--- WORK TO DO ---
Skipping all pictures, set down the lines of the listing from the first through the one with "40, 45, 50]".

--- SUPPLIED INFORMATION ---
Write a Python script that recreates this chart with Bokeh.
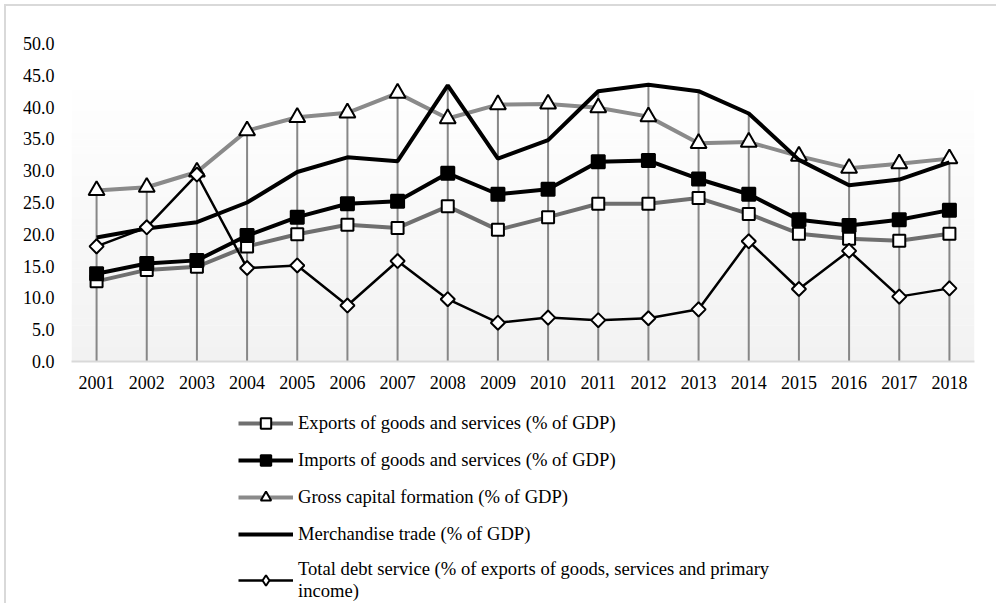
import numpy as np
from bokeh.plotting import figure
from bokeh.layouts import column
from bokeh.models import (Range1d, FactorRange, Legend, LegendItem, NumeralTickFormatter,
                          FixedTicker, BoxAnnotation)
from bokeh.embed import file_html
from bokeh.resources import INLINE

years = ["2001", "2002", "2003", "2004", "2005", "2006", "2007", "2008", "2009",
         "2010", "2011", "2012", "2013", "2014", "2015", "2016", "2017", "2018"]
exports = [12.6, 14.4, 14.9, 18.1, 20.0, 21.5, 21.0, 24.4, 20.7, 22.7, 24.8, 24.8, 25.7, 23.2, 20.1, 19.3, 19.0, 20.1]
imports = [13.8, 15.4, 15.9, 19.8, 22.7, 24.8, 25.2, 29.6, 26.3, 27.1, 31.4, 31.6, 28.7, 26.3, 22.3, 21.4, 22.3, 23.8]
gcf = [26.9, 27.4, 29.8, 36.3, 38.4, 39.1, 42.2, 38.2, 40.4, 40.5, 39.9, 38.5, 34.3, 34.5, 32.3, 30.4, 31.1, 31.9]
merch = [19.5, 20.9, 21.9, 25.0, 29.8, 32.1, 31.5, 43.4, 31.9, 34.8, 42.5, 43.5, 42.5, 39.0, 31.7, 27.7, 28.6, 31.3]
debt = [18.1, 21.1, 29.4, 14.7, 15.1, 8.8, 15.8, 9.8, 6.1, 6.9, 6.5, 6.8, 8.2, 18.9, 11.4, 17.4, 10.2, 11.5]
y_ticks = [0, 5, 10, 15, 20, 25, 30, 35, 40, 45, 50]

labels = [
    "Exports of goods and services (% of GDP)",
    "Imports of goods and services (% of GDP)",
    "Gross capital formation (% of GDP)",
    "Merchandise trade (% of GDP)",
    "Total debt service (% of exports of goods, services and primary\nincome)",
]

FONT = "Liberation Serif"
OFF = 6  # canvas offset caused by margin + border
H1 = 394
H2 = 597 - H1

p = figure(x_range=FactorRange(factors=years), y_range=Range1d(0, 50),
           width=990, height=H1, output_backend="svg", toolbar_location=None,
           min_border_left=71 - OFF, min_border_right=22, min_border_top=43 - OFF,
           min_border_bottom=H1 - (361 - OFF))
p.outline_line_color = None
p.background_fill_color = "white"
p.border_fill_color = "white"
p.xgrid.grid_line_color = None
p.ygrid.grid_line_color = None

# soft vertical gradient in the plot area (decoration)
nb = 40
edges = np.linspace(0, 45, nb + 1)
for i in range(nb):
    t = i / (nb - 1)
    c = int(round(242 + (255 - 242) * t))
    p.add_layout(BoxAnnotation(bottom=edges[i], top=edges[i + 1] + 0.05,
                               fill_color=(c, c, c), fill_alpha=1.0, line_alpha=0,
                               level="underlay"))

# drop lines from the highest value of each year down to the axis
top_vals = np.max(np.array([exports, imports, gcf, merch, debt]), axis=0)
p.segment(x0=years, y0=[0] * len(years), x1=years, y1=list(top_vals),
          line_color="#878787", line_width=2)

styles = [
    dict(line=dict(line_color="#6f6f6f", line_width=4),
         mark=dict(marker="square", size=12, fill_color="white", line_color="black", line_width=2)),
    dict(line=dict(line_color="black", line_width=4),
         mark=dict(marker="square", size=13, fill_color="black", line_color="black", line_width=2)),
    dict(line=dict(line_color="#8a8a8a", line_width=4),
         mark=dict(marker="triangle", size=16, fill_color="white", line_color="black", line_width=2)),
    dict(line=dict(line_color="black", line_width=4), mark=None),
    dict(line=dict(line_color="black", line_width=2.5),
         mark=dict(marker="square", angle=np.pi / 4, size=10, fill_color="white",
                   line_color="black", line_width=2)),
]
series = [exports, imports, gcf, merch, debt]

for vals, st in zip(series, styles):
    p.line(years, vals, **st["line"])
    if st["mark"]:
        p.scatter(years, vals, **st["mark"])

# axes
p.xaxis.axis_line_color = "#d9d9d9"
p.xaxis.axis_line_width = 2
p.xaxis.major_tick_line_color = None
p.xaxis.minor_tick_line_color = None
p.xaxis.major_label_text_font = FONT
p.xaxis.major_label_text_font_size = "18px"
p.xaxis.major_label_text_color = "black"
p.xaxis.major_label_standoff = 8

p.yaxis.axis_line_color = None
p.yaxis.major_tick_line_color = None
p.yaxis.minor_tick_line_color = None
p.yaxis.ticker = FixedTicker(ticks=y_ticks)
p.yaxis.formatter = NumeralTickFormatter(format="0.0")
p.yaxis.major_label_text_font = FONT
p.yaxis.major_label_text_font_size = "18px"
p.yaxis.major_label_text_color = "black"
p.yaxis.major_label_standoff = 11

# legend panel below the chart: the same series, drawn outside this panel's view,
# so only their legend entries show
p2 = figure(x_range=FactorRange(factors=years), y_range=Range1d(100, 101), width=990, height=H2,
            output_backend="svg", toolbar_location=None, x_axis_type=None, y_axis_type=None,
            min_border_left=71 - OFF, min_border_top=0, min_border_right=22, min_border_bottom=0)
p2.outline_line_color = None
p2.background_fill_color = "white"
p2.xgrid.grid_line_color = None
p2.ygrid.grid_line_color = None
items = []
for lab, vals, st in zip(labels, series, styles):
    rs = [p2.line(years, vals, **st["line"])]
    if st["mark"]:
        mk = dict(st["mark"])
        if "angle" in mk:  # legend swatches ignore angle: use a diamond shape instead
            mk.pop("angle")
            mk["marker"] = "diamond"
        rs.append(p2.scatter(years, vals, **mk))
    items.append(LegendItem(label=lab, renderers=rs))
legend = Legend(items=items, location=(238 - 71, 1), orientation="vertical",
                glyph_width=55, glyph_height=26, label_height=26, spacing=11, label_standoff=5,
                padding=0, margin=0, border_line_alpha=0, background_fill_alpha=0,
                label_text_font=FONT, label_text_font_size="18.6px", label_text_color="black")
p2.add_layout(legend, "center")

layout = column(p, p2, spacing=0)
layout.margin = (4, 0, 0, 4)
layout.styles = {"border-top": "2px solid #d9d9d9", "border-left": "2px solid #d9d9d9"}

open("out.html", "w").write(file_html(layout, INLINE))
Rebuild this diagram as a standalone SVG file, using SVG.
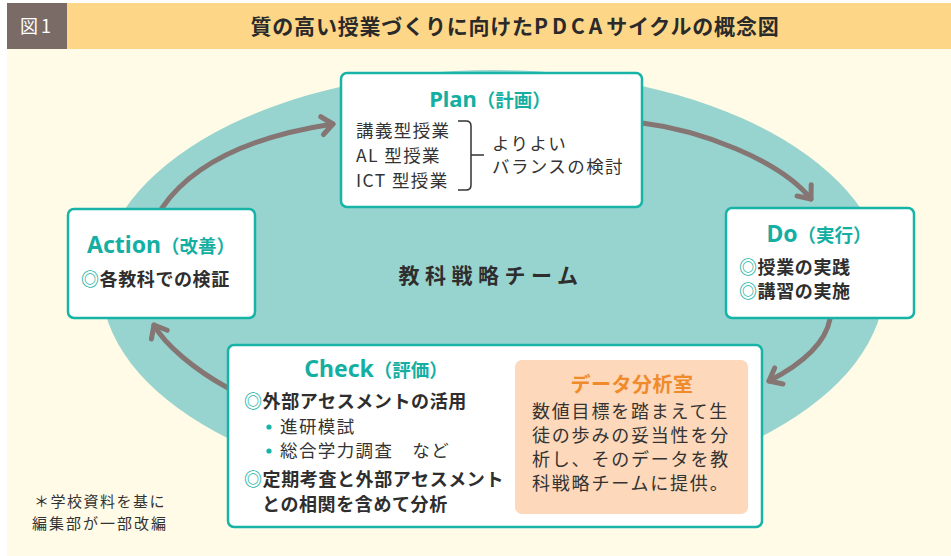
<svg xmlns="http://www.w3.org/2000/svg" width="951" height="556" viewBox="0 0 951 556">
<defs>
<style>
.jp{font-family:"Noto Sans CJK JP","Noto Sans",sans-serif;}
.lat{font-family:"Noto Sans","Noto Sans CJK JP",sans-serif;}
.box{fill:#FFFFFF;stroke:#17B3A6;stroke-width:2.5;}
.ttl{fill:#14AFA2;font-weight:700;}
.bd{fill:#2E2E2E;font-weight:700;font-size:18px;letter-spacing:0.6px;}
.rg{fill:#333333;font-size:17.5px;letter-spacing:1.4px;}
.mk{fill:#17B3A6;}
.arr{fill:none;stroke:#857674;stroke-width:5;stroke-linecap:round;}
</style>
<marker id="ah" markerUnits="userSpaceOnUse" viewBox="-16 -14 20 28" refX="0" refY="0" markerWidth="20" markerHeight="28" orient="auto" overflow="visible">
<path d="M-11,-9 L0,0 L-11,9" fill="none" stroke="#857674" stroke-width="5" stroke-linecap="round" stroke-linejoin="round"/>
</marker>
</defs>
<rect x="0" y="0" width="951" height="556" fill="#FFFFFF"/>
<rect x="7" y="49" width="944" height="507" fill="#FFFBE7"/>
<g id="header">
<rect x="7" y="3" width="60" height="46" fill="#7B6B66"/>
<rect x="67" y="3" width="884" height="46" fill="#FDD687"/>
<text class="jp" x="37" y="33" font-size="18" fill="#FFFFFF" text-anchor="middle" letter-spacing="3">図1</text>
<text class="jp" x="515" y="34" font-size="21" font-weight="700" fill="#2A2A2A" text-anchor="middle" letter-spacing="0.8">質の高い授業づくりに向けた<tspan letter-spacing="4">PDCA</tspan>サイクルの概念図</text>
</g>
<ellipse id="team-area" cx="493" cy="282" rx="392" ry="212" fill="#98D4CF"/>
<g id="connectors">
<path class="arr" d="M162,208 C195,160 260,135 333,124" marker-end="url(#ah)"/>
<path class="arr" d="M642,123 C700,130 780,160 811,199" marker-end="url(#ah)"/>
<path class="arr" d="M830,319 C825,345 800,365 769,381" marker-end="url(#ah)"/>
<path class="arr" d="M228,388 C195,370 165,345 154,325" marker-end="url(#ah)"/>
</g>
<g id="team">
<text class="jp" x="491" y="283" font-size="21" font-weight="700" fill="#2E2E2E" text-anchor="middle" letter-spacing="5.5">教科戦略チーム</text>
</g>
<g id="plan">
<rect class="box" x="341" y="73" width="301" height="134" rx="6"/>
<text class="lat ttl" x="490" y="107" text-anchor="middle"><tspan font-size="22">Plan</tspan><tspan class="jp" font-size="18.5">（計画）</tspan></text>
<text class="jp rg" x="356" y="137">講義型授業</text>
<text class="jp rg" x="356" y="162">AL 型授業</text>
<text class="jp rg" x="356" y="187">ICT 型授業</text>
<path d="M458,121 H466 Q471,121 471,126 V185 Q471,190 466,190 H458 M471,155 H484" fill="none" stroke="#333333" stroke-width="1.5"/>
<text class="jp rg" x="492" y="150">よりよい</text>
<text class="jp rg" x="492" y="173">バランスの検討</text>
</g>
<g id="do">
<rect class="box" x="726" y="208" width="188" height="110" rx="6"/>
<text class="lat ttl" x="819" y="242" text-anchor="middle"><tspan font-size="23">Do</tspan><tspan class="jp" font-size="18.5">（実行）</tspan></text>
<text class="jp bd" x="739" y="274"><tspan class="mk">◎</tspan>授業の実践</text>
<text class="jp bd" x="739" y="298"><tspan class="mk">◎</tspan>講習の実施</text>
</g>
<g id="action">
<rect class="box" x="68" y="209" width="187" height="109" rx="6"/>
<text class="lat ttl" x="161" y="253" text-anchor="middle"><tspan font-size="23">Action</tspan><tspan class="jp" font-size="18.5">（改善）</tspan></text>
<text class="jp bd" x="81" y="286"><tspan class="mk">◎</tspan>各教科での検証</text>
</g>
<g id="check">
<rect class="box" x="228" y="345" width="534" height="182" rx="6"/>
<text class="lat ttl" x="376" y="377" text-anchor="middle"><tspan font-size="23">Check</tspan><tspan class="jp" font-size="18.5">（評価）</tspan></text>
<text class="jp bd" x="244" y="408"><tspan class="mk">◎</tspan>外部アセスメントの活用</text>
<circle cx="269" cy="427" r="2.6" fill="#17B3A6"/>
<text class="jp rg" x="280" y="433">進研模試</text>
<circle cx="269" cy="451" r="2.6" fill="#17B3A6"/>
<text class="jp rg" x="280" y="457">総合学力調査　など</text>
<text class="jp bd" x="244" y="486" font-size="17.5px"><tspan class="mk">◎</tspan>定期考査と外部アセスメント</text>
<text class="jp bd" x="262" y="511" font-size="17.5px">との相関を含めて分析</text>
</g>
<g id="data-room">
<rect x="515" y="360" width="233" height="154" rx="7" fill="#FDD8BA"/>
<text class="jp" x="632" y="392" font-size="20" font-weight="700" fill="#F08B2B" text-anchor="middle" letter-spacing="0.5">データ分析室</text>
<text class="jp" x="532" y="418" font-size="18" fill="#333333" letter-spacing="1.8">数値目標を踏まえて生</text>
<text class="jp" x="532" y="442" font-size="18" fill="#333333" letter-spacing="1.8">徒の歩みの妥当性を分</text>
<text class="jp" x="532" y="466" font-size="18" fill="#333333" letter-spacing="1.8">析し、そのデータを教</text>
<text class="jp" x="532" y="490" font-size="18" fill="#333333" letter-spacing="1.8">科戦略チームに提供。</text>
</g>
<g id="note">
<text class="jp" x="100" y="507" font-size="15" fill="#333333" text-anchor="middle" letter-spacing="1.5">＊学校資料を基に</text>
<text class="jp" x="100" y="529" font-size="15" fill="#333333" text-anchor="middle" letter-spacing="2">編集部が一部改編</text>
</g>
</svg>
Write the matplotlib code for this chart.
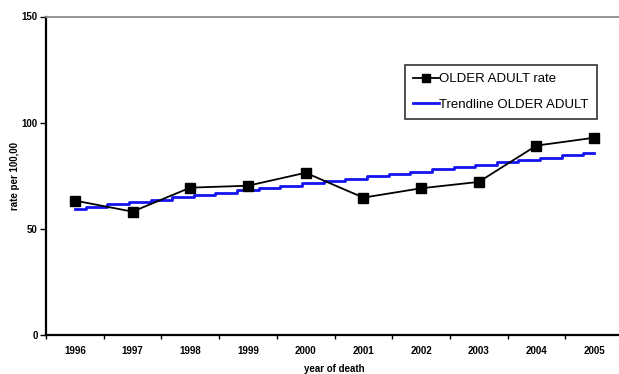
import numpy as np
import matplotlib
matplotlib.use("Agg")
import matplotlib.pyplot as plt

# Older adult death rate per 100,000 by year of death
years = ["1996", "1997", "1998", "1999", "2000", "2001", "2002", "2003", "2004", "2005"]
rate = [63.3, 58.1, 69.4, 70.3, 76.4, 64.7, 69.1, 72.1, 89.2, 92.9]

plt.rcParams["font.family"] = ["Liberation Sans", "DejaVu Sans"]

W, H = 619, 374
fig = plt.figure(figsize=(W / 100, H / 100), dpi=100)
left, right, top, bottom = 46, 623, 16.5, 335
ax = fig.add_axes([left / W, 1 - bottom / H, (right - left) / W, (bottom - top) / H])

x = np.arange(len(years))
ax.plot(x, rate, color="black", lw=1.3, marker="s", ms=7, zorder=3,
        label="OLDER ADULT rate")

# Linear trendline, drawn in small steps
slope, intercept = np.polyfit(x, rate, 1)
xs = np.append(np.arange(0, len(years) - 1, 0.375), len(years) - 1)
ax.plot(xs, slope * xs + intercept, color="#1414f0", lw=2.0, drawstyle="steps-mid",
        zorder=2, label="Trendline OLDER ADULT")

ax.set_xlim(-0.5, len(years) - 0.5)
ax.set_ylim(0, 150)
ax.set_yticks([0, 50, 100, 150])
ax.set_xticks(x)
ax.set_xticklabels(years)
ax.set_xticks(np.arange(-0.5, len(years), 1.0), minor=True)
ax.tick_params(axis="x", which="major", length=0, pad=8, labelsize=7)
ax.tick_params(axis="x", which="minor", length=3, width=1, direction="out")
ax.tick_params(axis="y", length=4, width=1, direction="out", labelsize=7, pad=2)
for lab in ax.get_xticklabels() + ax.get_yticklabels():
    lab.set_fontweight("bold")

for s in ("left", "bottom"):
    ax.spines[s].set_linewidth(1.6)
    ax.spines[s].set_color("black")
ax.spines["top"].set_color("#8c8c8c")
ax.spines["top"].set_linewidth(1.3)
ax.spines["right"].set_visible(False)

ax.set_xlabel("year of death", fontsize=7, fontweight="bold", labelpad=6)
ax.set_ylabel("rate per 100,00", fontsize=7, fontweight="bold", labelpad=0)
ax.yaxis.set_label_coords(-(left - 20) / (right - left), 0.5)

leg = ax.legend(loc="upper left", bbox_to_anchor=((405 - left) / (right - left), 1 - (65 - top) / (bottom - top)),
                frameon=True, fancybox=False, edgecolor="black", fontsize=9.5,
                handlelength=2.0, handletextpad=0.0, borderpad=0.6, labelspacing=1.0,
                borderaxespad=0, markerscale=0.8)
leg.get_frame().set_linewidth(1.2)

fig.savefig("out.png", dpi=100)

--- TASK RESPONSE ---
Write a Python script that recreates this chart with Bokeh.
import numpy as np
from bokeh.plotting import figure
from bokeh.layouts import column
from bokeh.models import (Range1d, FactorRange, Legend, LegendItem, NumeralTickFormatter,
                          FixedTicker, BoxAnnotation)
from bokeh.embed import file_html
from bokeh.resources import INLINE

years = ["2001", "2002", "2003", "2004", "2005", "2006", "2007", "2008", "2009",
         "2010", "2011", "2012", "2013", "2014", "2015", "2016", "2017", "2018"]
exports = [12.6, 14.4, 14.9, 18.1, 20.0, 21.5, 21.0, 24.4, 20.7, 22.7, 24.8, 24.8, 25.7, 23.2, 20.1, 19.3, 19.0, 20.1]
imports = [13.8, 15.4, 15.9, 19.8, 22.7, 24.8, 25.2, 29.6, 26.3, 27.1, 31.4, 31.6, 28.7, 26.3, 22.3, 21.4, 22.3, 23.8]
gcf = [26.9, 27.4, 29.8, 36.3, 38.4, 39.1, 42.2, 38.2, 40.4, 40.5, 39.9, 38.5, 34.3, 34.5, 32.3, 30.4, 31.1, 31.9]
merch = [19.5, 20.9, 21.9, 25.0, 29.8, 32.1, 31.5, 43.4, 31.9, 34.8, 42.5, 43.5, 42.5, 39.0, 31.7, 27.7, 28.6, 31.3]
debt = [18.1, 21.1, 29.4, 14.7, 15.1, 8.8, 15.8, 9.8, 6.1, 6.9, 6.5, 6.8, 8.2, 18.9, 11.4, 17.4, 10.2, 11.5]
y_ticks = [0, 5, 10, 15, 20, 25, 30, 35, 40, 45, 50]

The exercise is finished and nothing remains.